• 25 de Diciembre del 2025

Entre la chakana y el semáforo: lealtad a lo antiguo, derecho a lo urbano

Foto: Especial

Aprendí que Bolivia es un país que respira en capas. Bajo el asfalto late la tierra, la Pachamama sagrada. Bajo el ruido del tráfico está el murmullo de los cerros, antiguos Achachilas que protegen a las comunidades, controlan el agua y el clima, y son lugares de memoria y rituales, donde se realizan ofrendas para mantener el equilibrio y se cree que los espíritus de los difuntos transitan por ellos hacia el Janajpacha, el cielo. Bajo el grafiti, está una memoria que no pide permiso para existir.

Ser leales a las raíces antiguas y, al mismo tiempo, incorporar con todos los derechos las expresiones urbanas y modernas de las culturas nacionales no es una contradicción: es, quizá, la única forma honesta de habitar este territorio plural llamado Bolivia.

La raíz, en Bolivia, no es un objeto de museo, es una práctica viva: la palabra guaraní, quechua o aimara que se infiltran en el español cotidiano; las fiestas que resisten al calendario oficial; los tejidos que no solo abrigan, sino que narran lo que el tiempo no logró silenciar.

La lealtad a lo antiguo no consiste en congelarlo, sino en reconocer su capacidad de transformarse sin perder sentido. Las culturas originarias han sobrevivido precisamente porque supieron adaptarse, negociar, resistir en la cotidianeidad sin volverse fósiles.

Pero las ciudades también hablan. ¡Y hablan fuerte! En El Alto, en La Paz, en Santa Cruz, en Cochabamba, emergen lenguajes nuevos que no reniegan de lo ancestral, aunque a veces no lo nombren, siempre lo incluyen. Porque saben que el valor de la palabra reside en su poder para construir, reflejar integridad personal y credibilidad, y comunicar ideas, emociones y verdades que solo son representadas en el idioma de la memoria.

El hip hop en aimara, el muralismo que reescribe la iconografía indígena con aerosoles, la moda chola reinventada en pasarelas urbanas, el cine joven que mezcla mitología andina con distopías contemporáneas: todo eso no es desviación, sino expansión. Negarles legitimidad sería repetir una forma de colonialismo cultural, ejercido desde adentro.

La pregunta no es si lo urbano amenaza a lo ancestral, sino quién decide qué es auténtico y bajo qué criterios. Durante mucho tiempo, la autenticidad fue definida desde una mirada folclorizante: lo indígena debía ser puro, rural, inmóvil; lo moderno, en cambio, podía mutar, contaminarse, dialogar con el mundo.
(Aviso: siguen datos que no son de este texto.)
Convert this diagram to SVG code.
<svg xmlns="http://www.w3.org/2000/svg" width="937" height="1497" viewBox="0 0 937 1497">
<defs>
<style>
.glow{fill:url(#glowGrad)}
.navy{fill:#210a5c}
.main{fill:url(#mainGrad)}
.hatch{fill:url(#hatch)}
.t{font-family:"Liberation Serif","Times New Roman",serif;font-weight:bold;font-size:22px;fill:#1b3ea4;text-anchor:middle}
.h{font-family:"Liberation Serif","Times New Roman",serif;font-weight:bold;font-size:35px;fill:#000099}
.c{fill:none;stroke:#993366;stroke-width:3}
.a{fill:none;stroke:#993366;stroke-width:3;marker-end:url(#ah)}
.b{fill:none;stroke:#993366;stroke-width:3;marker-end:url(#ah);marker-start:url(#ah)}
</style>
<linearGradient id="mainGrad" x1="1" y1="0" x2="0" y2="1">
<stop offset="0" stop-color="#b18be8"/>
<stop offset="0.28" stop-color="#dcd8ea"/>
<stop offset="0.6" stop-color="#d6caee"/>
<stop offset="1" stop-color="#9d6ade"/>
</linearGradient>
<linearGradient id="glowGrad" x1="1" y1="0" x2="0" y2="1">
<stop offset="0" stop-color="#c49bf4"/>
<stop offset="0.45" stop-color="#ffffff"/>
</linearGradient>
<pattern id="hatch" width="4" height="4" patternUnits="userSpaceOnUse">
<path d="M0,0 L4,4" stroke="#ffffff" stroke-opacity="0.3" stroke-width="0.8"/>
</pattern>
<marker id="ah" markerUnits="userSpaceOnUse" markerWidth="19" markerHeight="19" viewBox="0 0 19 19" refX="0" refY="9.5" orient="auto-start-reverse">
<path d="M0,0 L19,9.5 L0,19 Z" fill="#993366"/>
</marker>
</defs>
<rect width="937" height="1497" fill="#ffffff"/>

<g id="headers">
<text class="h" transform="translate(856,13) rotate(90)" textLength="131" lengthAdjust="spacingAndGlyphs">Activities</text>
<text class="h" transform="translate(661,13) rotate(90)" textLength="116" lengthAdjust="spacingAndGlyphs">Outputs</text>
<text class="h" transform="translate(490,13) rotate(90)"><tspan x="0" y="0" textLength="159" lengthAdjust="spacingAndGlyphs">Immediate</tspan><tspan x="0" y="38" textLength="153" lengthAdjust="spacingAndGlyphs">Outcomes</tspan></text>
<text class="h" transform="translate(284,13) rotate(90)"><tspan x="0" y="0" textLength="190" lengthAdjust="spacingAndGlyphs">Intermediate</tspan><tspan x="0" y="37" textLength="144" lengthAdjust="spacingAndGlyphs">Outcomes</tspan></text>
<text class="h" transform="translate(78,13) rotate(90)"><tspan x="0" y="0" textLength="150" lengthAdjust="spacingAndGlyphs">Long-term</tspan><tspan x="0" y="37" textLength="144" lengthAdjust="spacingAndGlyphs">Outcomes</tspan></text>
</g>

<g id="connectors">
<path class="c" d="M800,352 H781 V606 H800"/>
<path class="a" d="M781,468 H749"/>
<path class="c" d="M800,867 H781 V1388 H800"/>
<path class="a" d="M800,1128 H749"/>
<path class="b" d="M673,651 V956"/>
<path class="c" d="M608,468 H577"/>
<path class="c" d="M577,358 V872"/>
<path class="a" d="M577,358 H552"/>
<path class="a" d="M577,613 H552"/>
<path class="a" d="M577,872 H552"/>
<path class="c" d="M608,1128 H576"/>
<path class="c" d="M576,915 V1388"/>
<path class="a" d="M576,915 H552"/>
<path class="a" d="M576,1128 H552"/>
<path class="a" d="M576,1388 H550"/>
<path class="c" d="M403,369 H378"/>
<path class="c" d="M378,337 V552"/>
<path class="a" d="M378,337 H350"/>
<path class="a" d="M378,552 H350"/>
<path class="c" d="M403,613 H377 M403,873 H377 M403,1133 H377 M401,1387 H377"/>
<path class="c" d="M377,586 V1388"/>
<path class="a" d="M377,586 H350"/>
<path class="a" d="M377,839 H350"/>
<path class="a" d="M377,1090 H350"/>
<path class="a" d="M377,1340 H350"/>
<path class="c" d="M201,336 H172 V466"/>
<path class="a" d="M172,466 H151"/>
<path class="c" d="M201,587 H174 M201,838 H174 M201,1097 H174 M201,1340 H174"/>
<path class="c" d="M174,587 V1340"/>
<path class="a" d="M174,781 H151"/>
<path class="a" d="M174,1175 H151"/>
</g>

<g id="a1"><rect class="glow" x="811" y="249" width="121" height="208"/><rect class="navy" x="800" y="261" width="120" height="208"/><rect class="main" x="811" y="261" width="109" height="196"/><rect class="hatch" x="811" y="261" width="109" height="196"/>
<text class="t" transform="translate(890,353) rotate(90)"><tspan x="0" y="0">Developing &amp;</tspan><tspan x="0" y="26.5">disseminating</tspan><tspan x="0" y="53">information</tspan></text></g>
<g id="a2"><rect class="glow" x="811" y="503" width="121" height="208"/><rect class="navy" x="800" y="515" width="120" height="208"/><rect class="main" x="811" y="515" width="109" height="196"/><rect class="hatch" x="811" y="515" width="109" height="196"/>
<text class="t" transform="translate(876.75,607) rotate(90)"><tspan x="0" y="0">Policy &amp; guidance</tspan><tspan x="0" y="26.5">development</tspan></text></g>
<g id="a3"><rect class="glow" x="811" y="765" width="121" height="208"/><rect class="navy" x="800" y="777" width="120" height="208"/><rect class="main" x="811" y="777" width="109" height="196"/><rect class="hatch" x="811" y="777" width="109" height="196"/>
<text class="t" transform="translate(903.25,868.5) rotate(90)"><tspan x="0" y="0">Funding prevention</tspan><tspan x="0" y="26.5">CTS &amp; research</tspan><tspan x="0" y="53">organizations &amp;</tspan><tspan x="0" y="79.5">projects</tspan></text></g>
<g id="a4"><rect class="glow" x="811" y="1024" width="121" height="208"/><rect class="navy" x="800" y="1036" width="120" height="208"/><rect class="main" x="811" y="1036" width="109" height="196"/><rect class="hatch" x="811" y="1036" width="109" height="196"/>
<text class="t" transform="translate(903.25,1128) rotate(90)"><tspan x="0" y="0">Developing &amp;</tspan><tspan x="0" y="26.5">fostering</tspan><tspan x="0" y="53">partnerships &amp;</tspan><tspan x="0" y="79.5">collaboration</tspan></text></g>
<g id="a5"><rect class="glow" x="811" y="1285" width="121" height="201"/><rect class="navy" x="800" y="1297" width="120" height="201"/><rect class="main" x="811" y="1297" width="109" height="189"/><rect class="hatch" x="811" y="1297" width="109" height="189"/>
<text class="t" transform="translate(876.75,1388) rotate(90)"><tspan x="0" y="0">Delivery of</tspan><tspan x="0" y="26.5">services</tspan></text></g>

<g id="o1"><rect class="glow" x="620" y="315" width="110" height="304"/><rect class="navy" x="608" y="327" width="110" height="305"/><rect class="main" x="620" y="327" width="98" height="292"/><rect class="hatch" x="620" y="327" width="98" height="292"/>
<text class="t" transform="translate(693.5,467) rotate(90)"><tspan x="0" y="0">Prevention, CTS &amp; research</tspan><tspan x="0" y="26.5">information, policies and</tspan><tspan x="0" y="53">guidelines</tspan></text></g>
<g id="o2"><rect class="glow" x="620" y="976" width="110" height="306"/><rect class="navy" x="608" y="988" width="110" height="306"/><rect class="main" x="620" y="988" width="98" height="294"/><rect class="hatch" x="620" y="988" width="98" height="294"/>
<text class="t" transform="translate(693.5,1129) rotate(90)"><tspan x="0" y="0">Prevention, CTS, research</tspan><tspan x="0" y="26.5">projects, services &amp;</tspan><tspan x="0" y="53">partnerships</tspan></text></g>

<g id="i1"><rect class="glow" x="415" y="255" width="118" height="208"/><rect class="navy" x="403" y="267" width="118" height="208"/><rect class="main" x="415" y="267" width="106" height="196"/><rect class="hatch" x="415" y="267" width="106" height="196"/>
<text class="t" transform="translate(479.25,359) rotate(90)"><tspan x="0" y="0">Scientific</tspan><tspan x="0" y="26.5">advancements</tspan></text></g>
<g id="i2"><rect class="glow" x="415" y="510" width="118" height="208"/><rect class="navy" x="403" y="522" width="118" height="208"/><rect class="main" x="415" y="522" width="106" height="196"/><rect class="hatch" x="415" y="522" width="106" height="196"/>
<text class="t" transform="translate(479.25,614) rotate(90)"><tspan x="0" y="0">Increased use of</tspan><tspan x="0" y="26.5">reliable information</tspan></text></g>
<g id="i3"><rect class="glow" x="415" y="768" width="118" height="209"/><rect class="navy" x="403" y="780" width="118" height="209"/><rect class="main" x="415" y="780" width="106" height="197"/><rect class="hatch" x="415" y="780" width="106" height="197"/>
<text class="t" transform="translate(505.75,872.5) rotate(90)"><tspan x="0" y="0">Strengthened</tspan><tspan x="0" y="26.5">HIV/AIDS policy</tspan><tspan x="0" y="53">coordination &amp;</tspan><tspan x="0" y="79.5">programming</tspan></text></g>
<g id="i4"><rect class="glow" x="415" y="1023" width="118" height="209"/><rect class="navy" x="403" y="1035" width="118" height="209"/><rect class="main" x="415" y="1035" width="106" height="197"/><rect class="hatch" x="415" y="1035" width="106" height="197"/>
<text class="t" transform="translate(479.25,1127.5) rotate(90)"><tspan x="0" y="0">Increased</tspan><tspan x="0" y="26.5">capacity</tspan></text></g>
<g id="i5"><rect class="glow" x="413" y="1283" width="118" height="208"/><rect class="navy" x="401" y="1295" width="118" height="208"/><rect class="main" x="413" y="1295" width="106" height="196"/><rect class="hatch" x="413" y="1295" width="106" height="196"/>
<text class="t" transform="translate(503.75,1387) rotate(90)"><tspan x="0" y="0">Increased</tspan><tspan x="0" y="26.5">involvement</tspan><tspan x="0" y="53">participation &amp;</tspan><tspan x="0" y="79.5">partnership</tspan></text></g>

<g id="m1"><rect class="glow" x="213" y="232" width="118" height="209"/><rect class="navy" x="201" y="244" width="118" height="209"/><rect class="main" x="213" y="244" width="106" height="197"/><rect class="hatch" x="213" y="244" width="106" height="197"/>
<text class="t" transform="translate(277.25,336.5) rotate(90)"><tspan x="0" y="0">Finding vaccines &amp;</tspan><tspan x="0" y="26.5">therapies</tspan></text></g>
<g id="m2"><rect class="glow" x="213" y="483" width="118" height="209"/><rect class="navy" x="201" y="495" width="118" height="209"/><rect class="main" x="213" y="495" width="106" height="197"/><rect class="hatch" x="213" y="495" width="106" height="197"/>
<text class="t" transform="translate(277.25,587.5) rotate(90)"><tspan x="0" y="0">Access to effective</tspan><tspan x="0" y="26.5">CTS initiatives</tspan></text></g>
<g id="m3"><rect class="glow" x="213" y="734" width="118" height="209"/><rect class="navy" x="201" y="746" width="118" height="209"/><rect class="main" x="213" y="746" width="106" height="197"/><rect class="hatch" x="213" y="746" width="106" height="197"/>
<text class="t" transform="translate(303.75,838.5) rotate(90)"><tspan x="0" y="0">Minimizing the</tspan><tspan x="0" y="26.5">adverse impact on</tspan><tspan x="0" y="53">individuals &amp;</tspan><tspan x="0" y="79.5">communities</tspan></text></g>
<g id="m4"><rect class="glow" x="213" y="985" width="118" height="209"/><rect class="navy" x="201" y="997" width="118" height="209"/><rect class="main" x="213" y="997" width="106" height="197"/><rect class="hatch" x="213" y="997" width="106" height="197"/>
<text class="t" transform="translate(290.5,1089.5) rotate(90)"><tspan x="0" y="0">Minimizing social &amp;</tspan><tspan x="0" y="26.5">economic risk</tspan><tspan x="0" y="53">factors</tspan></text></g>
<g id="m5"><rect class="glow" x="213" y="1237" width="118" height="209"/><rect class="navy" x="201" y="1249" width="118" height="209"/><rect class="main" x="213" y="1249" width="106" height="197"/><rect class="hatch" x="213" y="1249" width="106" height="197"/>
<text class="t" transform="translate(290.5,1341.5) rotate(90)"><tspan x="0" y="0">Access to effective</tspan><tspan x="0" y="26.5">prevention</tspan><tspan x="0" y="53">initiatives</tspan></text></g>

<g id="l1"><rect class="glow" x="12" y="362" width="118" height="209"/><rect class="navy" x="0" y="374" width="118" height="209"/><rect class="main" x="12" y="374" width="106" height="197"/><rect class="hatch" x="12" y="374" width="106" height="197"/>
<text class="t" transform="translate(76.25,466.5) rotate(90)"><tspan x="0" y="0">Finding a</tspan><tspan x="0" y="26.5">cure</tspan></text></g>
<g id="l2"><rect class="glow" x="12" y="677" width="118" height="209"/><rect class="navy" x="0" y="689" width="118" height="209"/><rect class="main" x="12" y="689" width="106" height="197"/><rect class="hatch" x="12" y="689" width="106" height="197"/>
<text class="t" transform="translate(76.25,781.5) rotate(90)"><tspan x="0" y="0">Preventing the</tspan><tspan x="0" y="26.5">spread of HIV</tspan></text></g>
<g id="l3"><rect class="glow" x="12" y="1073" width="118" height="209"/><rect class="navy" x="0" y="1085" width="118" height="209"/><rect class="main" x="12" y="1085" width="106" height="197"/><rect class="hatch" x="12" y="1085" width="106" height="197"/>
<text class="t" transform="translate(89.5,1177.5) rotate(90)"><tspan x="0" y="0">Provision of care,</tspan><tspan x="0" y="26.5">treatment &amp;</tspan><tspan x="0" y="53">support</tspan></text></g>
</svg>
Ese doble estándar empobrece la cultura nacional que, tiene derecho a ser compleja, híbrida y contradictoria. Tiene derecho a equivocarse y a inventarse.

Incorporar con todos los derechos las expresiones urbanas y modernas, implica reconocerlas como productoras de sentido, no como apéndices juveniles o modas pasajeras. Implica que el Estado, las instituciones culturales, la academia y los circuitos de legitimación artística dejen de mirar con sospecha aquello que no cabe en las vitrinas de lo tradicional. Implica aceptar que la identidad no es una herencia intacta, sino una conversación permanente entre tiempos y circunstancias, incluidas las circunstancias globales.

Bolivia no necesita elegir entre la chakana y el semáforo. Puede caminar con ambos. La lealtad verdadera no es obediencia ciega al pasado, sino responsabilidad con su potencia simbólica. Sin embargo, este cruce no es siempre un diálogo pacífico; es también una zona de fricción donde el asfalto a menudo asfixia lo sagrado por el imperativo económico. La hibridez, más que una elección estética, es a veces el último refugio de una raíz que lucha por no ser borrada por la gentrificación y el ruido. Ser fieles a las raíces antiguas es permitirles respirar en el presente; y abrazar lo urbano es reconocer que también allí —entre cables, bocinas y pantallas— se están gestando nuevas formas de la cultura boliviana.

Quizá el desafío no sea conservar ni modernizar, sino aprender a escuchar. Escuchar cómo el pasado habla en presente y cómo el presente, a su modo, sigue preguntando por el origen. En ese cruce —inestable, fértil, incómodo— se juega la posibilidad de una cultura nacional que no se avergüenza de lo que fue ni teme a lo que está siendo.